I am currently studying the star Qatar-1 and its orbiting planet Qatar-1b on the Agent Exoplanet website: http://portal.lcogt.net/agentexoplanet/ where they are studying exoplanets and their transit times across their stars.

After going through a 130-image process of using calibrators to track the movement of the planet in its transit across its star, a "lightcurve" is produced (showing the dip in brightness when the transit occurred). From this, the website produces information from your lightcurve. My table of results can be viewed in the attachment.

What I am trying to ultimately do is to find out how they figured out the planet to star radius ratio to be 0.15. In text on their website, they say that they gained this information from my "lightcurve".
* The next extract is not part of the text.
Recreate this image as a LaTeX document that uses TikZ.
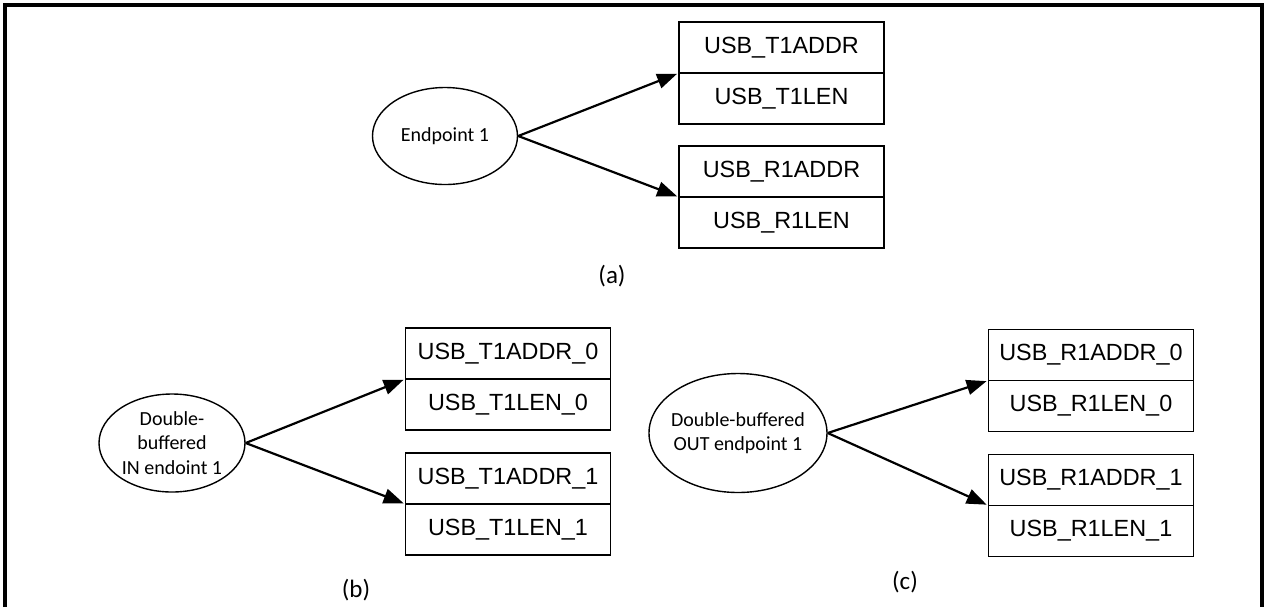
\documentclass[tikz,border=0pt]{standalone}
\usepackage{fontspec}
\setmainfont{Carlito}
\newfontfamily\regfont{Liberation Sans}
\usetikzlibrary{arrows.meta,positioning,shapes.geometric}

\begin{document}
\begin{tikzpicture}[x=0.5pt,y=-0.5pt,
    reg/.style={draw,line width=0.9pt,minimum width=102.5pt,minimum height=25.5pt,inner sep=0pt,outer sep=0pt,font=\regfont\fontsize{11.7}{14}\selectfont},
    ept/.style={draw,ellipse,line width=0.7pt,inner sep=0pt,align=center,font=\fontsize{10}{12.3}\selectfont},
    arr/.style={-{Triangle[length=10pt,width=7.5pt]},line width=1.1pt,shorten >=1pt},
    sublabel/.style={font=\fontsize{12.5}{15}\selectfont}]
    \useasboundingbox (0,0) rectangle (1266,607);
    \draw[line width=1.6pt] (5,607) -- (5,5) -- (1262,5) -- (1262,607);

    \node[ept,minimum width=72.5pt,minimum height=48.5pt] (ep) at (445,136) {Endpoint 1};
    \node[reg] (t1addr) at (781.5,47.5) {USB\_T1ADDR};
    \node[reg,below=0pt of t1addr] (t1len) {USB\_T1LEN};
    \node[reg] (r1addr) at (781.5,171.5) {USB\_R1ADDR};
    \node[reg,below=0pt of r1addr] (r1len) {USB\_R1LEN};
    \node[sublabel] (la) at (612,276) {(a)};

    \draw[arr] (ep.east) to (t1addr.south west);
    \draw[arr] (ep.east) to (r1addr.south west);

    \node[ept,minimum width=73pt,minimum height=49pt] (epin) at (172,443) {Double-\\buffered\\IN endoint 1};
    \node[reg] (t1addrz) at (508,353.5) {USB\_T1ADDR\_0};
    \node[reg,below=0pt of t1addrz] (t1lenz) {USB\_T1LEN\_0};
    \node[reg] (t1addro) at (508,478.5) {USB\_T1ADDR\_1};
    \node[reg,below=0pt of t1addro] (t1leno) {USB\_T1LEN\_1};
    \node[sublabel] (lb) at (356,590) {(b)};

    \draw[arr] (epin.east) to (t1addrz.south west);
    \draw[arr] (epin.east) to (t1addro.south west);

    \node[ept,inner xsep=-4pt,minimum width=89pt,minimum height=59.5pt] (epout) at (738,433) {Double-buffered\\OUT endpoint 1};
    \node[reg] (r1addrz) at (1091,355) {USB\_R1ADDR\_0};
    \node[reg,below=0pt of r1addrz] (r1lenz) {USB\_R1LEN\_0};
    \node[reg] (r1addro) at (1091,480) {USB\_R1ADDR\_1};
    \node[reg,below=0pt of r1addro] (r1leno) {USB\_R1LEN\_1};
    \node[sublabel] (lc) at (905,582) {(c)};

    \draw[arr] (epout.east) to (r1addrz.south west);
    \draw[arr] (epout.east) to (r1addro.south west);
\end{tikzpicture}
\end{document}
The lightcurve can be found on this webpage specifically: http://portal.lcogt.net/agentexoplanet/qatar1b/lightcurve/ , where they also show their formula on how they figure out the transit time. This formula is as follows:

$$t_t = \frac{P R*}{π a}$$

Where:
$t_t$ is the transit time
R* is the star's radius
P is the orbital period
a is the orbital radius

I have tried emailing the website but am yet to receive a reply and am worried that I never will. Googling has given very few results and I my only theory is that it might have something to do with the drop in brightness during transit - but I am skeptical. If anybody has any idea how a star-planet ratio is determined, it would be most helpful. Thank you in advance!

 

[Bandersnatch]

I've answered a similar question before in this post:
https://www.physicsforums.com/showpost.php?p=4195386&postcount=2

I hope that helps.

 

[Bandersnatch]

Note that to get just the ratio of radii, you don't have to work out the stellar disc's area. Just assume it's got a radius equal to 1, so the equation I provided reduces to basically taking the square root of the percentage drop in brightness. Here, 0.15 ~= √0.0236.
Simple as that.

 

[Tryingmybest]

Thank you, Bandersnatch. That works perfectly. But do you mind me asking why we square root it?

 

[Tryingmybest]

That sounds very unusual. If two quantities have a quadratic relationship then percentage changes in them should be in the ratio 2:1, not also quadratic.

Bandersnatch's answer worked perfectly... So I don't think there's anything wrong there. I'm just confused as to why you square root it...?

 

[haruspex]

Bandersnatch's answer worked perfectly... So I don't think there's anything wrong there. I'm just confused as to why you square root it...?

Yes, I realized my misunderstanding and deleted the post - not quite quickly enough.
The percentage drop in brightness represents the planet's area (seen as a disc) as a fraction of the star's area. Since area varies as square of radius, the ratio of the areas is the square of the ratio of the radii.

 

[Tryingmybest]

Yes, I realized my misunderstanding and deleted the post - not quite quickly enough.
The percentage drop in brightness represents the planet's area (seen as a disc) as a fraction of the star's area. Since area varies as square of radius, the ratio of the areas is the square of the ratio of the radii.

Thank you. That makes sense! Is Bandersnatch's equation in his first reply relevant?

 

[Bandersnatch]

Thank you. That makes sense! Is Bandersnatch's equation in his first reply relevant?

You can get the "why the square root" from there.

$$\frac{L_o}{L}=\frac{πR_s^2-πR_p^2}{πR_s^2}$$

So, since we are looking for the ratio of radii,

$$α=\frac{R_p}{R_s}$$

we can substitute α*R_s for R_p and solve for α, which gives

$$α=\sqrt{1-\frac{L_o}{L}}$$